* [What to do]:
Repeat the material below exactly, with no pictures.

──────────

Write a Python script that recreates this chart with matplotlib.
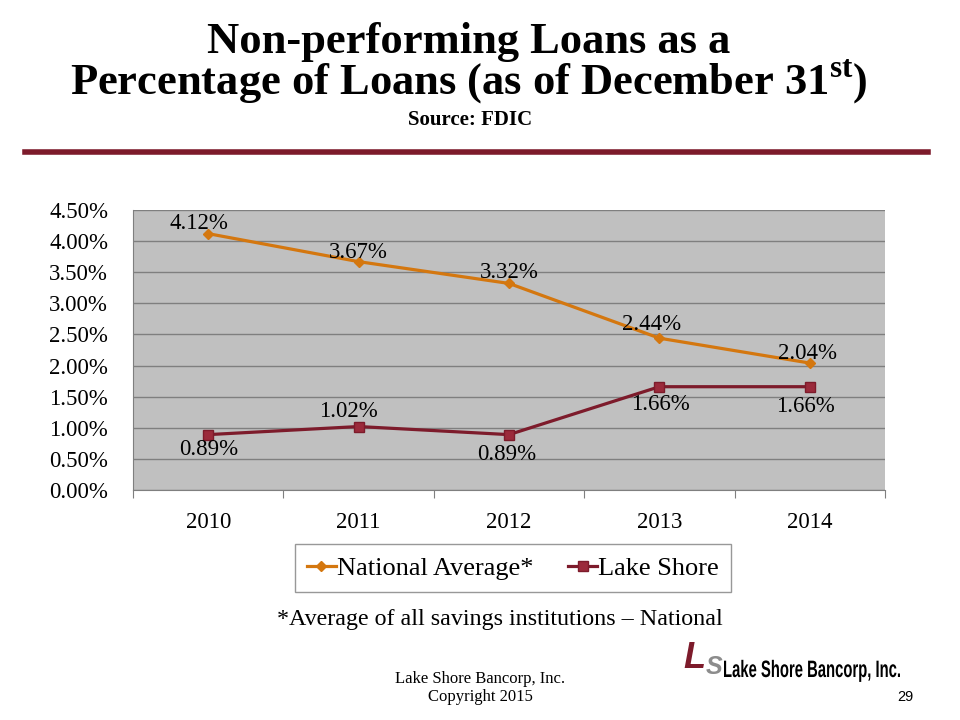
import matplotlib
matplotlib.use("Agg")
import matplotlib.pyplot as plt
from matplotlib.textpath import TextPath
from matplotlib.patches import PathPatch
from matplotlib.font_manager import FontProperties
from matplotlib.transforms import Affine2D

plt.rcParams['font.family'] = ['Liberation Serif', 'DejaVu Serif']
plt.rcParams['mathtext.fontset'] = 'custom'
plt.rcParams['mathtext.rm'] = 'Liberation Serif:bold'
plt.rcParams['mathtext.bf'] = 'Liberation Serif:bold'

years = ['2010', '2011', '2012', '2013', '2014']
national = [4.12, 3.67, 3.32, 2.44, 2.04]
lake_shore = [0.89, 1.02, 0.89, 1.66, 1.66]
yticks = [0.0, 0.5, 1.0, 1.5, 2.0, 2.5, 3.0, 3.5, 4.0, 4.5]

# label offsets in points (x, y)
nat_off = [(-7, 7), (0, 6.5), (0, 8), (-6, 9.5), (-2, 7)]
lake_off = [(0, -11), (-7, 10.5), (-2, -14.5), (1, -13), (-3.5, -14.5)]

orange = '#D4770F'
maroon = '#7D1B2B'

fig = plt.figure(figsize=(9.6, 7.2), dpi=100)
fig.patch.set_facecolor('white')

# title (two lines in one text so they can sit tight)
fig.text(0.488, 1-94/720,
         'Non-performing Loans as a\n'
         r'Percentage of Loans (as of December 31$^{\mathbf{st}}$)',
         ha='center', va='baseline', fontsize=32, fontweight='bold',
         linespacing=0.88, multialignment='center')
fig.text(0.490, 1-120/720, 'Source: FDIC', ha='center', va='center',
         fontsize=15, fontweight='bold')
fig.add_artist(plt.Line2D([25/960, 928/960], [1-152/720, 1-152/720],
                          color=maroon, lw=4))

ax = fig.add_axes([133/960, 1-490/720, 752/960, 280/720])
ax.set_facecolor('#C0C0C0')
x = range(len(years))

ax.plot(x, national, color=orange, lw=2.3, marker='D', ms=5,
        label='National Average*', zorder=3)
ax.plot(x, lake_shore, color=maroon, lw=2.3, marker='s', ms=7.5,
        mfc='#9B2A3B', mec=maroon, label='Lake Shore', zorder=3)

for i, v in enumerate(national):
    ax.annotate(f'{v:.2f}%', (i, v), xytext=nat_off[i], textcoords='offset points',
                ha='center', va='center', fontsize=16.5, zorder=4)
for i, v in enumerate(lake_shore):
    ax.annotate(f'{v:.2f}%', (i, v), xytext=lake_off[i], textcoords='offset points',
                ha='center', va='center', fontsize=16.5, zorder=4)

ax.set_xlim(-0.5, 4.5)
ax.set_ylim(0, 4.5)
ax.set_yticks(yticks)
ax.set_yticklabels([f'{t:.2f}%' for t in yticks], fontsize=16.5)
ax.yaxis.grid(True, color='#7F7F7F', lw=1)
ax.set_axisbelow(True)
ax.tick_params(axis='y', length=0, pad=18)

ax.set_xticks([i - 0.5 for i in range(len(years) + 1)])
ax.set_xticklabels([])
ax.set_xticks(list(x), minor=True)
ax.set_xticklabels(years, minor=True, fontsize=16.5)
ax.tick_params(axis='x', which='major', length=6, color='#7F7F7F', direction='out')
ax.tick_params(axis='x', which='minor', length=0, pad=16)

for s in ['top', 'right']:
    ax.spines[s].set_visible(False)
ax.spines['left'].set_color('#7F7F7F')
ax.spines['bottom'].set_color('#7F7F7F')

leg = fig.legend(loc='center', bbox_to_anchor=(513/960, 1-568/720), ncol=2,
                 fontsize=19, frameon=True, fancybox=False, edgecolor='#7F7F7F',
                 handlelength=1.1, handletextpad=0.05, columnspacing=1.3,
                 borderpad=0.45, borderaxespad=0)
leg.get_frame().set_linewidth(1)

fig.text(0.521, 1-620/720, '*Average of all savings institutions \u2013 National',
         ha='center', va='center', fontsize=17.3)

# footer
fig.text(0.5, 1-679/720, 'Lake Shore Bancorp, Inc.', ha='center', va='center', fontsize=12)
fig.text(0.5, 1-697/720, 'Copyright 2015', ha='center', va='center', fontsize=12)
fig.text(905/960, 1-697/720, '29', ha='center', va='center', fontsize=10.5,
         family='Liberation Sans')

# logo
fig.text(694/960, 1-659/720, 'L', ha='center', va='center', fontsize=26,
         fontweight='bold', style='italic', color=maroon, family='Liberation Sans')
fig.text(714/960, 1-667/720, 'S', ha='center', va='center', fontsize=18,
         fontweight='bold', style='italic', color='#8C8C8C', family='Liberation Sans')

# condensed logo name: squeeze a text path to the width seen in the slide
tp = TextPath((0, 0), 'Lake Shore Bancorp, Inc.', size=24,
              prop=FontProperties(family='Liberation Sans', weight='bold'))
ext = tp.get_extents()
sx = 176 / ext.width
sy = 17 / 17.2  # cap height of 24px Liberation Sans Bold is ~17.2px
logo = PathPatch(tp, color='black', lw=0,
                 transform=Affine2D().translate(-ext.x0, 0).scale(sx, sy)
                 .translate(724, 720 - 677))
fig.add_artist(logo)

fig.savefig('out.png', dpi=100)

──────────

* [Written reply]:
Write a Python script that recreates this chart with matplotlib.
import matplotlib
matplotlib.use("Agg")
import matplotlib.pyplot as plt
from matplotlib.textpath import TextPath
from matplotlib.patches import PathPatch
from matplotlib.font_manager import FontProperties
from matplotlib.transforms import Affine2D

plt.rcParams['font.family'] = ['Liberation Serif', 'DejaVu Serif']
plt.rcParams['mathtext.fontset'] = 'custom'
plt.rcParams['mathtext.rm'] = 'Liberation Serif:bold'
plt.rcParams['mathtext.bf'] = 'Liberation Serif:bold'

years = ['2010', '2011', '2012', '2013', '2014']
national = [4.12, 3.67, 3.32, 2.44, 2.04]
lake_shore = [0.89, 1.02, 0.89, 1.66, 1.66]
yticks = [0.0, 0.5, 1.0, 1.5, 2.0, 2.5, 3.0, 3.5, 4.0, 4.5]

# label offsets in points (x, y)
nat_off = [(-7, 7), (0, 6.5), (0, 8), (-6, 9.5), (-2, 7)]
lake_off = [(0, -11), (-7, 10.5), (-2, -14.5), (1, -13), (-3.5, -14.5)]

orange = '#D4770F'
maroon = '#7D1B2B'

fig = plt.figure(figsize=(9.6, 7.2), dpi=100)
fig.patch.set_facecolor('white')

# title (two lines in one text so they can sit tight)
fig.text(0.488, 1-94/720,
         'Non-performing Loans as a\n'
         r'Percentage of Loans (as of December 31$^{\mathbf{st}}$)',
         ha='center', va='baseline', fontsize=32, fontweight='bold',
         linespacing=0.88, multialignment='center')
fig.text(0.490, 1-120/720, 'Source: FDIC', ha='center', va='center',
         fontsize=15, fontweight='bold')
fig.add_artist(plt.Line2D([25/960, 928/960], [1-152/720, 1-152/720],
                          color=maroon, lw=4))

ax = fig.add_axes([133/960, 1-490/720, 752/960, 280/720])
ax.set_facecolor('#C0C0C0')
x = range(len(years))

ax.plot(x, national, color=orange, lw=2.3, marker='D', ms=5,
        label='National Average*', zorder=3)
ax.plot(x, lake_shore, color=maroon, lw=2.3, marker='s', ms=7.5,
        mfc='#9B2A3B', mec=maroon, label='Lake Shore', zorder=3)

for i, v in enumerate(national):
    ax.annotate(f'{v:.2f}%', (i, v), xytext=nat_off[i], textcoords='offset points',
                ha='center', va='center', fontsize=16.5, zorder=4)
for i, v in enumerate(lake_shore):
    ax.annotate(f'{v:.2f}%', (i, v), xytext=lake_off[i], textcoords='offset points',
                ha='center', va='center', fontsize=16.5, zorder=4)

ax.set_xlim(-0.5, 4.5)
ax.set_ylim(0, 4.5)
ax.set_yticks(yticks)
ax.set_yticklabels([f'{t:.2f}%' for t in yticks], fontsize=16.5)
ax.yaxis.grid(True, color='#7F7F7F', lw=1)
ax.set_axisbelow(True)
ax.tick_params(axis='y', length=0, pad=18)

ax.set_xticks([i - 0.5 for i in range(len(years) + 1)])
ax.set_xticklabels([])
ax.set_xticks(list(x), minor=True)
ax.set_xticklabels(years, minor=True, fontsize=16.5)
ax.tick_params(axis='x', which='major', length=6, color='#7F7F7F', direction='out')
ax.tick_params(axis='x', which='minor', length=0, pad=16)

for s in ['top', 'right']:
    ax.spines[s].set_visible(False)
ax.spines['left'].set_color('#7F7F7F')
ax.spines['bottom'].set_color('#7F7F7F')

leg = fig.legend(loc='center', bbox_to_anchor=(513/960, 1-568/720), ncol=2,
                 fontsize=19, frameon=True, fancybox=False, edgecolor='#7F7F7F',
                 handlelength=1.1, handletextpad=0.05, columnspacing=1.3,
                 borderpad=0.45, borderaxespad=0)
leg.get_frame().set_linewidth(1)

fig.text(0.521, 1-620/720, '*Average of all savings institutions \u2013 National',
         ha='center', va='center', fontsize=17.3)

# footer
fig.text(0.5, 1-679/720, 'Lake Shore Bancorp, Inc.', ha='center', va='center', fontsize=12)
fig.text(0.5, 1-697/720, 'Copyright 2015', ha='center', va='center', fontsize=12)
fig.text(905/960, 1-697/720, '29', ha='center', va='center', fontsize=10.5,
         family='Liberation Sans')

# logo
fig.text(694/960, 1-659/720, 'L', ha='center', va='center', fontsize=26,
         fontweight='bold', style='italic', color=maroon, family='Liberation Sans')
fig.text(714/960, 1-667/720, 'S', ha='center', va='center', fontsize=18,
         fontweight='bold', style='italic', color='#8C8C8C', family='Liberation Sans')

# condensed logo name: squeeze a text path to the width seen in the slide
tp = TextPath((0, 0), 'Lake Shore Bancorp, Inc.', size=24,
              prop=FontProperties(family='Liberation Sans', weight='bold'))
ext = tp.get_extents()
sx = 176 / ext.width
sy = 17 / 17.2  # cap height of 24px Liberation Sans Bold is ~17.2px
logo = PathPatch(tp, color='black', lw=0,
                 transform=Affine2D().translate(-ext.x0, 0).scale(sx, sy)
                 .translate(724, 720 - 677))
fig.add_artist(logo)

fig.savefig('out.png', dpi=100)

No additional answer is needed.